__DATA__
## START
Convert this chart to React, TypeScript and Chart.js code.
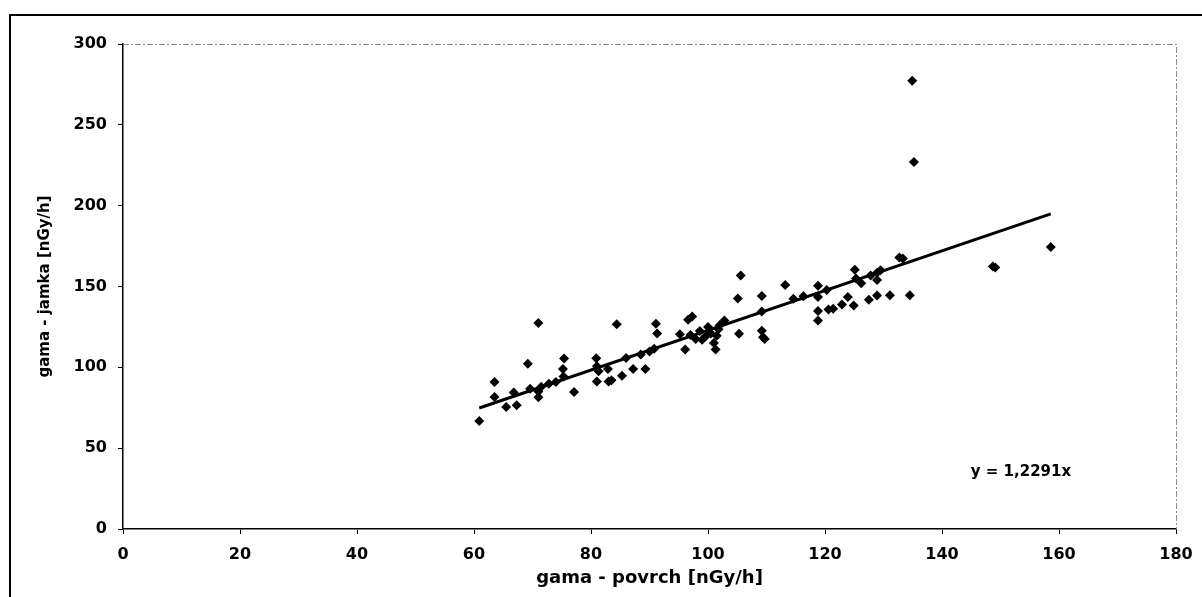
import React, { useEffect, useRef } from "react";
import { Chart, registerables } from "chart.js";

Chart.register(...registerables);

const xValues: number[] = [
  60.9, 63.5, 63.5, 65.5, 66.8, 67.3, 69.2, 69.6, 71.0, 71.0, 71.0, 71.5, 72.8, 74.0, 75.3, 75.4, 75.2, 77.1,
  80.9, 81.0, 81.3, 81.0, 83.0, 82.9, 83.5, 84.4, 85.3, 86.0, 87.2, 88.5, 89.3, 90.0, 90.8, 91.1, 91.3,
  95.2, 96.1, 96.6, 97.3, 97.0, 97.9, 98.6, 99.0, 99.7, 100.0, 101.0, 101.3, 101.5, 102.0, 102.8, 100.5, 101.8,
  105.1, 105.3, 105.6, 109.2, 109.2, 109.2, 109.4, 109.7, 113.2, 114.6, 116.3, 118.8, 118.8, 118.8, 118.8,
  120.3, 120.6, 121.4, 122.9, 123.9, 125.1, 124.9, 125.3, 126.2, 127.5, 127.8, 128.9, 128.9, 128.9, 129.5,
  131.1, 132.7, 133.3, 134.5, 134.9, 135.2, 148.7, 149.1, 158.6,
];
const yValues: number[] = [
  66.8, 90.9, 81.6, 75.4, 84.5, 76.5, 102.2, 86.8, 127.4, 85.0, 81.5, 88.0, 89.8, 91.0, 94.3, 105.4, 99.0, 84.8,
  105.6, 100.6, 97.6, 91.2, 91.2, 99.0, 92.0, 126.6, 94.8, 105.8, 99.0, 108.0, 99.0, 109.8, 111.5, 127.0, 121.0,
  120.5, 111.0, 129.5, 131.5, 120.0, 117.5, 122.5, 117.0, 119.5, 125.0, 115.0, 111.0, 119.5, 126.0, 129.0, 121.0, 123.5,
  142.6, 120.7, 156.8, 144.2, 134.5, 122.6, 118.6, 117.6, 151.0, 142.4, 144.0, 150.5, 143.5, 134.8, 129.0,
  147.8, 135.8, 136.2, 138.8, 143.5, 160.3, 138.2, 155.0, 152.0, 141.8, 156.8, 158.5, 154.0, 144.4, 160.0,
  144.6, 168.0, 167.3, 144.6, 277.3, 227.0, 162.3, 161.8, 174.4,
];

const trendSlope = 1.2291;
const trendRange: number[] = [60.9, 158.6];
const equationText = "y = 1,2291x";
const equationAt: number[] = [153.5, 35];

const xTitle = "gama - povrch [nGy/h]";
const yTitle = "gama - jamka [nGy/h]";
const xTicks: number[] = [0, 20, 40, 60, 80, 100, 120, 140, 160, 180];
const yTicks: number[] = [0, 50, 100, 150, 200, 250, 300];

const FONT = "'DejaVu Sans', sans-serif";

export default function App() {
  const ref = useRef<HTMLCanvasElement | null>(null);

  useEffect(() => {
    if (!ref.current) return;
    const points = xValues.map((x, i) => ({ x, y: yValues[i] }));
    const trend = trendRange.map((x) => ({ x, y: trendSlope * x }));

    const framePlugin = {
      id: "frame",
      afterDatasetsDraw(chart: any) {
        const { ctx, chartArea } = chart;
        ctx.save();
        ctx.strokeStyle = "#8a8a8a";
        ctx.lineWidth = 1;
        ctx.setLineDash([6, 2, 2, 2]);
        ctx.beginPath();
        ctx.moveTo(chartArea.left, chartArea.top + 0.5);
        ctx.lineTo(chartArea.right + 0.5, chartArea.top + 0.5);
        ctx.lineTo(chartArea.right + 0.5, chartArea.bottom);
        ctx.stroke();
        ctx.setLineDash([]);
        const xs = chart.scales.x;
        const ys = chart.scales.y;
        ctx.fillStyle = "#000";
        ctx.font = `bold 15px ${FONT}`;
        ctx.textAlign = "center";
        ctx.textBaseline = "middle";
        ctx.fillText(equationText, xs.getPixelForValue(equationAt[0]), ys.getPixelForValue(equationAt[1]));
        ctx.restore();
      },
    };

    const chart = new Chart(ref.current, {
      type: "scatter",
      data: {
        datasets: [
          {
            label: "data",
            data: points,
            pointStyle: "rectRot",
            pointRadius: 5,
            backgroundColor: "#000",
            borderColor: "#000",
            borderWidth: 0,
          },
          {
            type: "line",
            label: "trend",
            data: trend,
            borderColor: "#000",
            borderWidth: 3,
            pointRadius: 0,
            fill: false,
          } as any,
        ],
      },
      options: {
        animation: false,
        responsive: false,
        layout: { padding: { left: 0, top: 44, right: 26, bottom: 0 } },
        plugins: { legend: { display: false }, tooltip: { enabled: false } },
        scales: {
          x: {
            type: "linear",
            min: 0,
            max: 180,
            afterFit: (s: any) => {
              s.height = 68;
              s.paddingLeft = 0;
              s.paddingRight = 0;
            },
            afterBuildTicks: (s: any) => {
              s.ticks = xTicks.map((v) => ({ value: v }));
            },
            ticks: { color: "#000", font: { family: FONT, weight: "bold", size: 16 }, padding: 11 },
            grid: { display: true, drawOnChartArea: false, drawTicks: true, tickLength: 5, color: "#000" },
            border: { display: true, color: "#000", width: 1.5 },
            title: {
              display: true,
              text: xTitle,
              color: "#000",
              font: { family: FONT, weight: "bold", size: 18 },
              padding: { top: 0, bottom: 8 },
            },
          },
          y: {
            type: "linear",
            min: 0,
            max: 300,
            afterFit: (s: any) => {
              s.width = 123;
              s.paddingTop = 0;
              s.paddingBottom = 0;
            },
            afterBuildTicks: (s: any) => {
              s.ticks = yTicks.map((v) => ({ value: v }));
            },
            ticks: { color: "#000", font: { family: FONT, weight: "bold", size: 16 }, padding: 11 },
            grid: { display: true, drawOnChartArea: false, drawTicks: true, tickLength: 5, color: "#000" },
            border: { display: true, color: "#000", width: 1.5 },
            title: {
              display: true,
              text: yTitle,
              color: "#000",
              font: { family: FONT, weight: "bold", size: 15 },
              padding: { top: 36, bottom: 0 },
            },
          },
        },
      },
      plugins: [framePlugin],
    });
    return () => chart.destroy();
  }, []);

  return (
    <div style={{ position: "fixed", left: 0, top: 0, width: 1202, height: 597, background: "#fff", overflow: "hidden" }}>
      <canvas ref={ref} width={1202} height={597} style={{ position: "absolute", left: 0, top: 0 }} />
      <div
        style={{
          position: "absolute",
          left: 9,
          top: 14,
          width: 1220,
          height: 640,
          border: "2px solid #000",
          pointerEvents: "none",
        }}
      />
    </div>
  );
}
## END
__GOAL__
Pictures stay out. Print the data exactly, from its first line through the line containing "Chart.register(...registerables);".

__THE ANSWER__
Convert this chart to React, TypeScript and Chart.js code.
import React, { useEffect, useRef } from "react";
import { Chart, registerables } from "chart.js";

Chart.register(...registerables);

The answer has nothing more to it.